You may add routines to the package specification, but do not change the signatures of the given routines. You must, of course, complete the private section.

The routines operate as follows:

Input: In the input all pairs of operators and operands, including = and parentheses, will be separated by white space (so that wordpkg can be used for input). No calculation will contain a total of more than 50 operands and operators (including parentheses and the =).

Client and Sample Run: Your client (ie calc.adb) will be similar to the following:

   c : Calculation;
begin
   loop
      get(c);  
      exit when length(c) = 0;
      put_line(to_string(c) & result(c)'img);
   end loop; 
This input, when read from standard input:
11 + -2 =
  2 + 
    3 * ( 4 + 5 )
= 
-2 ** 3 =
will produce the following on standard output:
11 + -2 = 9
2 + 3 * ( 4 + 5 ) = 29
-2 ** 3 = -8 

The lengths of the calculations above are 4, 10, and 4, respectively.
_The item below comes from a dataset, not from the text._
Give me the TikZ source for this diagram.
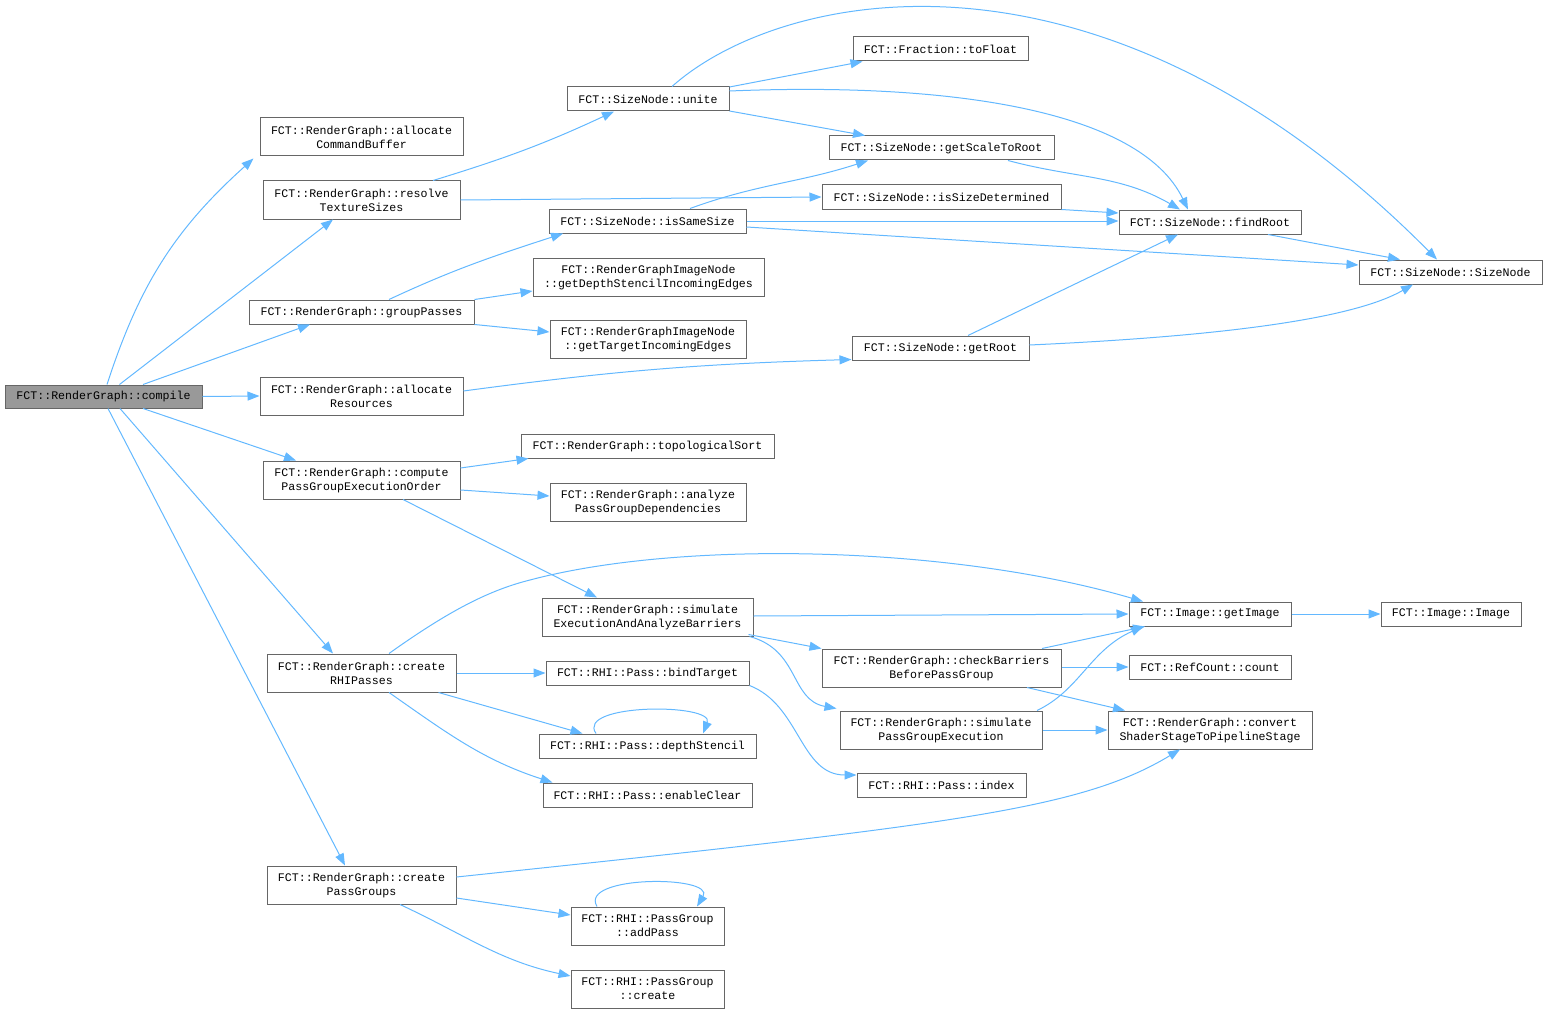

Wordpkg: Modify wordpkg specification and body so that wordpkg provides this function:

   function to_string (w : Word) return String;
with the obvious meaning.

Stack Package: To create your stacks, you are to use the generic stack package whose specification is given here (which you may not modify). To do this, you will need to write the implementation (stackpkg.adb) for this generic stack specification.

Other Points:

Operator Precedence Evaluation: To do the calculation you are to do operator precedence evaluation. This requires two stacks that hold pending operations: one for operands and one for operators (ie for arithmetic operators and left parentheses). The evaluation follows these rules:

  1. Operands and operators are examined in the order in which they appear in the input.
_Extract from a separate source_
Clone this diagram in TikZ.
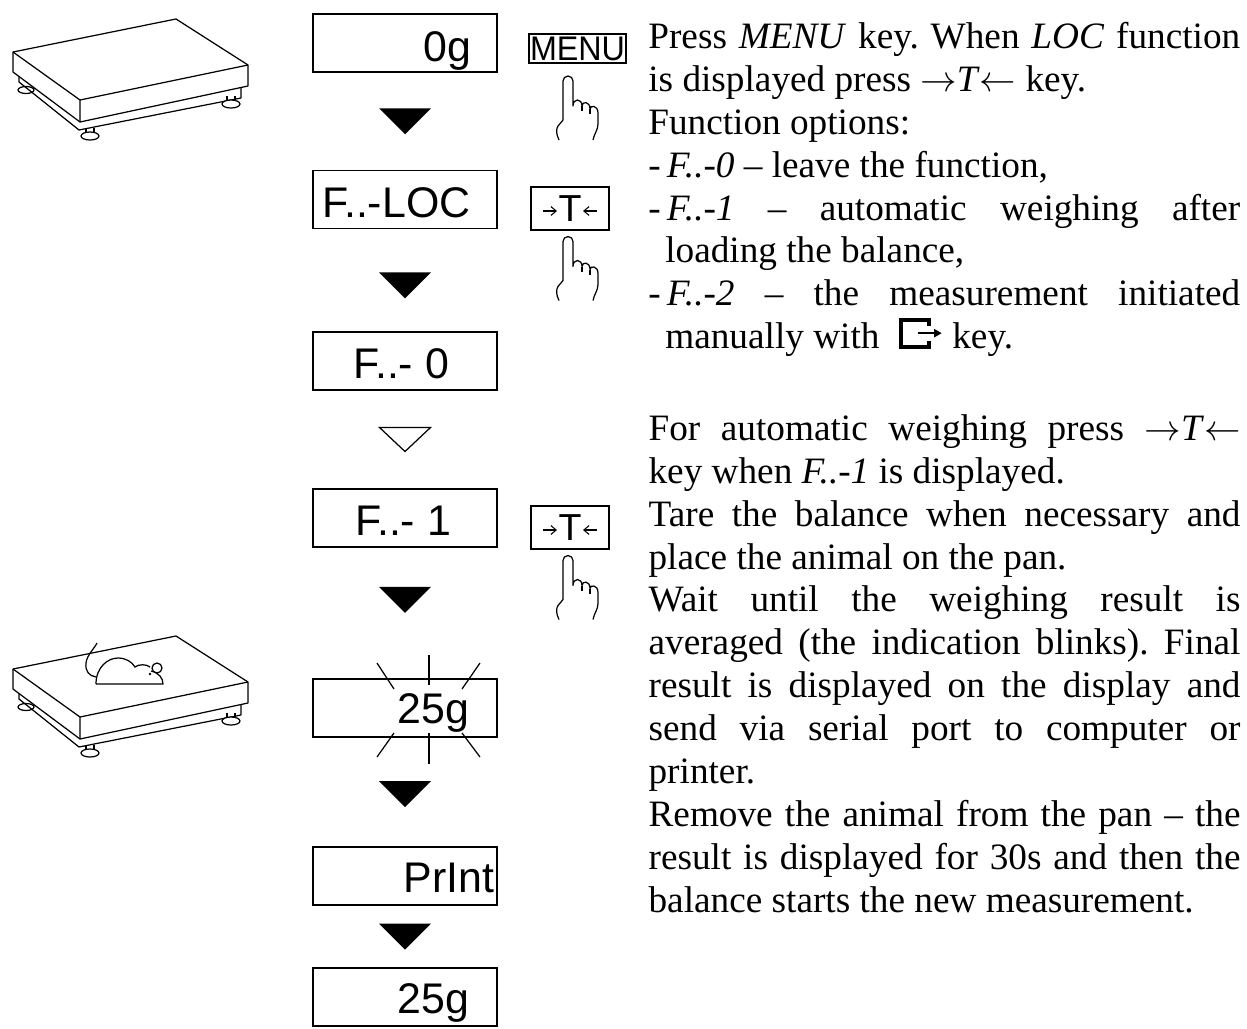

  2. After an operand is examined, it is immediately put onto the operand stack.

  3. After a left parenthesis is examined, it is put on the operator stack.

  4. When an arithmetic operator is examined, it will eventually be put on the operator stack, but some other action might be required first, as described next:

    1. An arithmetic operator (call it X) CANNOT be put on the stack if the operator currently on top of the stack (call it Y) is of equal or higher precedence than X. If there is an operator of equal or higher precedence on top of the stack, then you must repeatedly evaluate each operator on top of the stack until either the stack is empty or the top of the operator stack has an operator of lower precedence than X. At that point, the operator X is put on the stack.

    2. To evaluate an arithmetic operator that is on the stack, pop the operator and its operands, perform the operation, and push the result.

    3. As mentioned above, operator precedence is as follows: "+" and "-" are equal to each other and higher than "(" on the stack, "*" and "/ are equal to each other and higher than "+", and "**" is higher than "*". The precedence of the operator "(" effectively changes when that operator is moved from the input to the stack.

  5. When the operator being examined is a ")", then the operators on the stack should be evaluated until a "(" is found on the stack at which point the "(" is removed from the stack and the ")" is discarded. At this point, of course, the value on top of the operand stack is the value of the expression that was inside the parentheses.

  6. When an "=" is examined, the operations on the operator stack are evaluated until that stack is empty.

For this example input "2 + 3 * (4 + 5 * 6) + 7 =", the sequence of evaluation is this:

push 2, push +, push 3, push *, push (, 
push 4, push +, push 5, push *, push 6
pop 6, pop 5, pop *, perform *, push 30,
pop 30, pop 4, pop +, perform +, push 34, pop (
pop 34, pop 3, pop *, perform *, push 102,
pop 102, pop 2, pop +, perform +, push 104,
push +, push 7, 
pop 7, pop 104, pop +, perform +, push 111

At the end of the sequence given above, the operand stack contains only 111 and the operator stack is empty. For brevity this example does no specify which stack is being used, and it does not show the calls to top needed before the calls to pop.

Submit: Use the submit command to turn your program in for grading, following the submit command given at the beginning of the assignment. You may submit as many times as you like, but only the last submission is kept.